A lot of people have a restoration project in their backyard, but not many people have anything as insane as this. Just what the hell is it? At one point in its life it was a Rover SD1, that is, until its owner and chief engineer decided to put a 27-liter Rolls-Royce V12 Meteor engine in it. That’s basically the same engine as a Spitfire aircraft … in a humble sedan.

I love this thing. For starters, the Rover SD1 is maybe the only genuinely good car to come out of the monstrosity that was British Leyland. In its original form, it was powered by a 3.5-liter aluminum V8 that was born at Buick.

The famed Rover V8 put out a respectable 158 hp in its original form. That was pretty good in 1981, but it is positively put to shame by the Rolls-Royce Meteor. This thing was derived from the famous Rolls-Royce Merlin that powered both the Supermarine Spitfire and North American P51 Mustang that flew in World War II.

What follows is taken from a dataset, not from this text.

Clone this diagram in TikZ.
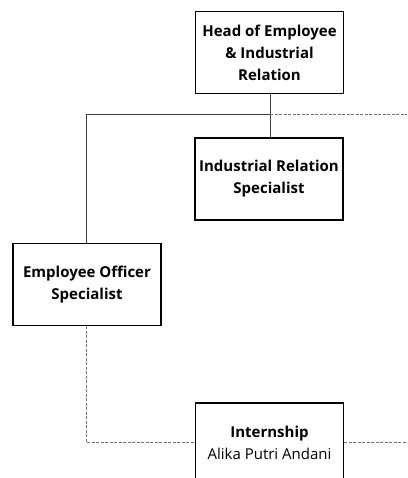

The Meteor was designed for use in tanks during the Second World War, it lost the turbo-supercharger but still put out 650 horsepower and more than 1500 pound-feet of torque. That was enough power to haul a Comet tank to speeds of 40 mph. The much lighter Rover can get up to 160 mph. Even at that speed, the engine is doing just barely 2,000 rpm.

That may sound incredible, but think about it; each cylinder of this V12 is not just bigger than a two-liter soda bottle, it’s also bigger than the entire engine of a Ford Focus ST. That makes for some colossal explosions.

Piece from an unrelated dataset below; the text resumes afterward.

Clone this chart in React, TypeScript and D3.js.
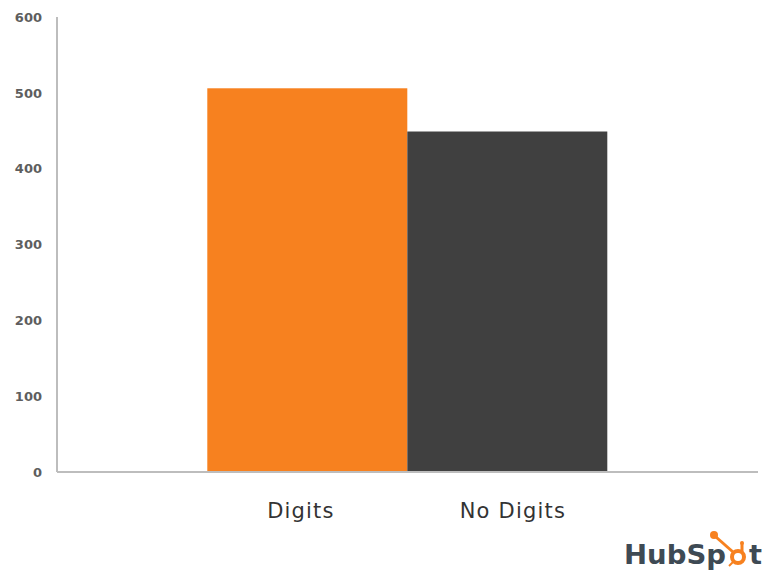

To accommodate all this power  the car has basically had to be rebuilt from the ground up. The engine bay has been extended a long ways into the passenger cabin, the steering has been switched to the left side and the entire front of the car has been filled with radiators.

One of the hardest parts of the build was restoring the engine, Charlie Brumfield, the car’s owner, told British motoring show Fifth Gear. Brumfield admitted he had to engage in some espionage to get his hands on the engine manual. Apparently, despite being designed and built in the late 1930s, the engine is still classified. That meant that he had to photocopy the manual belonging to the person he bought the motor from.

That touch just brings this incredible car’s story to life. This is a truly unique and amazing car, and my hat’s off to Mr. Brumfield. Heck, I would take off more than my hat to take it for a spin.